You should also be worried if the rock is stuck between your calipers and the wheel. The rock will most definitely hurt your wheels.
It would help if you also focused on removing the rock regardless. Apart from the unpleasant sound, cumulative wear on the rotor should not be something you encourage with your laxity.
Related content: Do Brake Rotors Come In Pairs? (Answered)
How do you remove a rock from the brakes?
The first thing to do is take off your wheels since the problem is most likely behind the structure. This is easy: all you have to do is unscrew the nuts and remove them (of course, you jack up the car first).
After the wheels come off, you should check between the dust shield and rotor and also look towards the pads where the caliper is mounted.
If you are unsure what the dust shield is, is the shield located behind the brake discs. Its role is to protect the brake rotors, pads, and calipers from debris or water. It will also protect the suspension system and other drivetrain parts from the heat generated when braking.

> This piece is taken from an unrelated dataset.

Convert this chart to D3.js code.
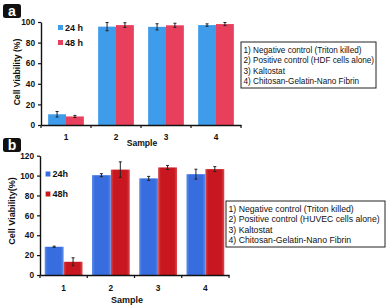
<!DOCTYPE html>
<html>
<head>
    <script src="https://d3js.org/d3.v7.min.js" charset="utf-8"></script>
    <style>
        body { margin: 0; background: #fff; }
        text { font-family: "Liberation Sans", Arial, sans-serif; }
    </style>
</head>
<body>
<script>
    // sample groups
    const samples = ["1", "2", "3", "4"];
    const series = ["24h", "48h"];

    // panel a: HDF cells
    const a24 = [10.4, 95.5, 95.3, 97];
    const a48 = [8.3, 97, 96.8, 98];
    const a24err = [2.7, 4, 3, 1.2];
    const a48err = [1, 2.3, 2, 1.5];
    const aTicks = [0, 20, 40, 60, 80, 100];
    const aLegend = ["24 h", "48 h"];
    const aNotes = ["1) Negative control (Triton killed)", "2) Positive control (HDF cells alone)",
                    "3) Kaltostat", "4) Chitosan-Gelatin-Nano Fibrin"];

    // panel b: HUVEC cells
    const b24 = [28.4, 100.4, 97.2, 101.4];
    const b48 = [13.3, 106, 108.2, 106.5];
    const b24err = [0.6, 1.5, 2, 5];
    const b48err = [4, 7.8, 2, 2.5];
    const bTicks = [0, 20, 40, 60, 80, 100, 120];
    const bLegend = ["24h", "48h"];
    const bNotes = ["1) Negative control (Triton killed)", "2) Positive control (HUVEC cells alone)",
                    "3) Kaltostat", "4) Chitosan-Gelatin-Nano Fibrin"];

    const svg = d3.select("body").append("svg")
        .attr("width", 389).attr("height", 308);

    const defs = svg.append("defs");
    const grad = (id, mid, edge) => {
        const g = defs.append("linearGradient").attr("id", id)
            .attr("x1", "0%").attr("x2", "100%").attr("y1", "0%").attr("y2", "0%");
        g.append("stop").attr("offset", "0%").attr("stop-color", edge);
        g.append("stop").attr("offset", "15%").attr("stop-color", mid);
        g.append("stop").attr("offset", "85%").attr("stop-color", mid);
        g.append("stop").attr("offset", "100%").attr("stop-color", edge);
    };
    grad("gBlue", "#386de0", "#5d8ee8");
    grad("gRed", "#c9171f", "#d94a4f");

    const drawPanel = (o) => {
        const y = d3.scaleLinear().domain(o.domain).range([o.y0, o.y1]);
        const x0 = d3.scaleBand().domain(samples).range([o.x0, o.x1]);
        const x1 = d3.scaleBand().domain(series).range([0, x0.bandwidth()])
            .paddingOuter(o.pad);

        const rows = samples.map((s, i) => ({
            s: s,
            vals: [
                {k: "24h", v: o.v24[i], e: o.e24[i]},
                {k: "48h", v: o.v48[i], e: o.e48[i]}
            ]
        }));

        const g = svg.append("g");
        const grp = g.selectAll("g.grp").data(rows).enter().append("g")
            .attr("transform", d => `translate(${x0(d.s)},0)`);

        grp.selectAll("rect").data(d => d.vals).enter().append("rect")
            .attr("x", d => x1(d.k))
            .attr("width", x1.bandwidth())
            .attr("y", d => y(d.v))
            .attr("height", d => y(0) - y(d.v))
            .attr("fill", d => d.k === "24h" ? o.blue : o.red);

        const eb = grp.selectAll("g.err").data(d => d.vals).enter().append("g")
            .attr("stroke", "#222").attr("stroke-width", 1);
        eb.append("line")
            .attr("x1", d => x1(d.k) + x1.bandwidth() / 2)
            .attr("x2", d => x1(d.k) + x1.bandwidth() / 2)
            .attr("y1", d => y(d.v + d.e)).attr("y2", d => y(d.v - d.e));
        eb.append("line")
            .attr("x1", d => x1(d.k) + x1.bandwidth() / 2 - 1.5)
            .attr("x2", d => x1(d.k) + x1.bandwidth() / 2 + 1.5)
            .attr("y1", d => y(d.v + d.e)).attr("y2", d => y(d.v + d.e));
        eb.append("line")
            .attr("x1", d => x1(d.k) + x1.bandwidth() / 2 - 1.5)
            .attr("x2", d => x1(d.k) + x1.bandwidth() / 2 + 1.5)
            .attr("y1", d => y(d.v - d.e)).attr("y2", d => y(d.v - d.e));

        // y axis
        const ya = g.append("g").attr("transform", `translate(${o.x0},0)`)
            .call(d3.axisLeft(y).tickValues(o.ticks).tickSize(3).tickPadding(3).tickSizeOuter(0));
        ya.select(".domain").attr("stroke", "#111").attr("stroke-width", 1.4);
        ya.selectAll(".tick line").attr("stroke", "#111").attr("stroke-width", 1.2);
        ya.selectAll("text").attr("font-size", 8.3).attr("font-weight", "bold").attr("fill", "#111")
            .attr("font-family", "Liberation Sans, Arial, sans-serif");

        // x axis, labels in centres
        const xa = g.append("g").attr("transform", `translate(0,${o.y0})`)
            .call(d3.axisBottom(x0).tickSize(0).tickPadding(o.labPad).tickSizeOuter(0));
        xa.select(".domain").attr("stroke", "#111").attr("stroke-width", 1.4);
        xa.selectAll("text").attr("font-size", 8.3).attr("font-weight", "bold").attr("fill", "#111")
            .attr("font-family", "Liberation Sans, Arial, sans-serif");
        // boundary ticks
        const edges = samples.map(s => x0(s)).concat([x0.range()[1]]);
        g.selectAll("line.edge").data(edges).enter().append("line")
            .attr("x1", d => d).attr("x2", d => d)
            .attr("y1", o.y0).attr("y2", o.y0 + 3)
            .attr("stroke", "#111").attr("stroke-width", 1.2);

        // axis titles
        g.append("text").attr("x", o.sampleX).attr("y", o.sampleY)
            .attr("text-anchor", "middle").attr("font-size", o.titleSize).attr("font-weight", "bold")
            .attr("fill", "#111").text("Sample");
        g.append("text")
            .attr("transform", `translate(${o.yTitleX},${o.yTitleY}) rotate(-90)`)
            .attr("text-anchor", "middle").attr("font-size", o.titleSize).attr("font-weight", "bold")
            .attr("fill", "#111").text(o.yTitle);

        // series legend
        const lg = g.selectAll("g.lg").data(o.legend).enter().append("g")
            .attr("transform", (d, i) => `translate(${o.lgX},${o.lgY + i * o.lgGap})`);
        lg.append("rect").attr("x", 0).attr("y", -2.5).attr("width", 5).attr("height", 5)
            .attr("fill", (d, i) => i === 0 ? o.blue : o.red);
        lg.append("text").attr("x", 7).attr("y", 3.3).attr("font-size", 9).attr("font-weight", "bold")
            .attr("fill", "#111").text(d => d);

        // notes box
        g.append("rect").attr("x", o.nbX).attr("y", o.nbY).attr("width", o.nbW).attr("height", o.nbH)
            .attr("fill", "#fff").attr("stroke", "#222").attr("stroke-width", 1);
        g.selectAll("text.note").data(o.notes).enter().append("text")
            .attr("x", o.nbX + 2.5).attr("y", (d, i) => o.nbY + 11 + i * 10.3)
            .attr("font-size", o.noteSize).attr("fill", "#111").text(d => d);

        // panel letter
        g.append("rect").attr("x", o.tagX).attr("y", o.tagY).attr("width", 18).attr("height", 14)
            .attr("rx", 2.5).attr("fill", "#111");
        g.append("text").attr("x", o.tagX + 9).attr("y", o.tagY + 11.5).attr("text-anchor", "middle")
            .attr("font-size", 14).attr("font-weight", "bold").attr("fill", "#fff").text(o.tag);
    };

    drawPanel({
        domain: [0, 100], y0: 125, y1: 22, x0: 41, x1: 241, pad: 0.4,
        v24: a24, v48: a48, e24: a24err, e48: a48err, ticks: aTicks,
        blue: "#3e9ceb", red: "#e8405c", labPad: 9,
        sampleX: 142, sampleY: 146, yTitleX: 20, yTitleY: 72, titleSize: 8.6,
        yTitle: "Cell Viability (%)",
        legend: aLegend, lgX: 58, lgY: 27.5, lgGap: 15,
        notes: aNotes, nbX: 241, nbY: 42, nbW: 135, nbH: 46, noteSize: 8.2,
        tag: "a", tagX: 3, tagY: 4
    });

    drawPanel({
        domain: [0, 120], y0: 275, y1: 155.7, x0: 40, x1: 229, pad: 0.25,
        v24: b24, v48: b48, e24: b24err, e48: b48err, ticks: bTicks,
        blue: "url(#gBlue)", red: "url(#gRed)", labPad: 10,
        sampleX: 127, sampleY: 303, yTitleX: 15, yTitleY: 211, titleSize: 9,
        yTitle: "Cell Viability(%)",
        legend: bLegend, lgX: 45.5, lgY: 174, lgGap: 20,
        notes: bNotes, nbX: 226, nbY: 201, nbW: 159, nbH: 46, noteSize: 8.7,
        tag: "b", tagX: 3, tagY: 138
    });
</script>
</body>
</html>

The rock is most likely between the dust shield. Removing it from there is easy because the dust shield is easily bendable. As it’s most likely a tiny pebble, you do not have to bend the shield out of shape before it gets off.
When the shield is bent, the pebble will fall off easily (you would notice that it would look burnt off and shaved because of the friction between your shield and the rotor).
What does it sound like when a rock is in my brakes?
It depends on how big your vehicle is and how big the pebble is. Different size cars emit varying specific pitches, but one thing all these sounds have in common is that they are mostly loud and high-pitched, the kind of sound that would set off alarm bells in your mind and make you stop your car immediately.
It could vary from a grinding sound to a high-pitched squeal. This is probably why it is easy to diagnose and identify the problem and where it’s coming from.
Can I drive my car if a rock is stuck in the brakes?
If there is a problem with your brakes, the first thing you should do is repair them to the best of your abilities because the brakes are one of the most crucial parts of the car.
Yes, it is possible to drive the car still, but no, it’s not advisable. Apart from the lack of efficiency and the potential damage it might cause to your brakes, it is also very loud and could attract the attention of traffic enforcers (and other drivers on the road who would think your tires are about to come off).
Although we have stated that a small rock is unlikely to spoil your brakes on a short drive, we have to stress that leaving it in for too long while still driving the car would not be a good idea.
Related content: Do Brake Pads Come In Pairs? (Answered)
Can I remove the rock without taking the wheels off?
For the most part, no, you cannot. Even in routine brake cleaning maintenance, you have to remove your wheels. This is because, for procedures like this, you have to reach the brake system, which is always covered by the wheels.
The removal of the rock is relatively easy if that is all you are bothered about, though. Most of the time, all it takes is to check for the position of the rock and bend the dust shield so that it falls off (you might have to adjust the position of the wheel if the rock is lodged somewhere above so that it easily falls off).
However, if you want to try without removing the wheels, you can do it by using a pressure washer. Add some cleaning solution, and you might get a chance to dislodge the rock.
Rocks in your brakes are relatively easy to deal with, but most people panic and run to their dealers and mechanics because they think it is something beyond them. If you follow the simple steps outlined above, the rock in your brakes will be removed in no time, and you can enjoy your drives again.
Depending on your location and repair shop, removing a rock from the brakes will cost you over $100. In this article, you learned how to do it for free!